The blurb included this phrase: “the misfits at her New York church.” Now the writer of the blurb also told me to edit what she wrote and that’s what I did. I changed the misfits at her NY church to read the eclectic mix at her NY church Or eclectic community at her church. To me, to call everyone here a misfit just sounded kind of insulting. I wasn’t sure everyone would want to be labeled that way.

On the other hand, I bet that in our heart of hearts, many of us HAVE felt like a misfit at one time or another. Or all the time. Even if we don’t want to be labeled that way. I know that I have.  And that’s what drew my attention to something in today’s gospel that I never really focused on before. It’s a story that some of you may be familiar with. Sometimes we call it the feeding of the 5000. In this story, a little boy shares his lunch of 5 barley loaves and 2 fish, and with them, Jesus feeds the multitude. Jesus turns scarcity into abundance, This is a great stewardship sermon, if we just offer what little we have, instead of hoarding for ourselves, God can take that and use that to do far more than we can ask or imagine. Some people think it was a miracle of multiplying. Others think it was a miracle of sharing. And I think that all of that is true. I’ve preached about it many a time. And I’m sure we all need to be reminded of that, I know that I do, reminded that when we look around and see too little, God sees differently. That when I think I might as well save what I have for me and mine since my own wants and needs exceed what I have, God sees differently. God shows us a child with a lunch of bread and fish and challenges us to push beyond the limits we place on our generosity.

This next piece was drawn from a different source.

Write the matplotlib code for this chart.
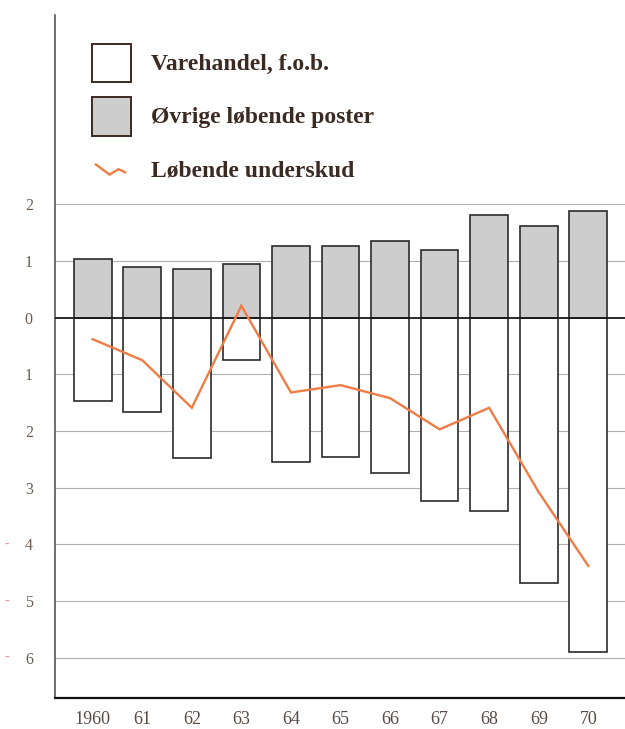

But there’s an old rabbinic saying about studying the Torah, studying God’s word. It says… Turn it and turn it again, for everything is in it. Pore over it, and wax gray and old over it. I’ve been turning this text inside out for many years and I AM beginning to wax gray. I’ve been turning it and turning it again for everything that is in it and lo and behold, this time, something different turned up for me. He told his disciples, “Gather up the fragments left over, so that nothing may be lost.”

Gather up the fragments, gather up the broken pieces, gather up the misfits, so that nothing may be lost. Maybe besides being a stewardship story about giving, this is an evangelism story, a story about gathering the fragments, gathering up those rejected and tossed aside, those who are marginalized for whatever reason, the misfits, gather them all up so that nothing may be lost. And maybe it’s a story about truth-telling and justice, gathering up the shattered fragments of truth so that nothing may be lost.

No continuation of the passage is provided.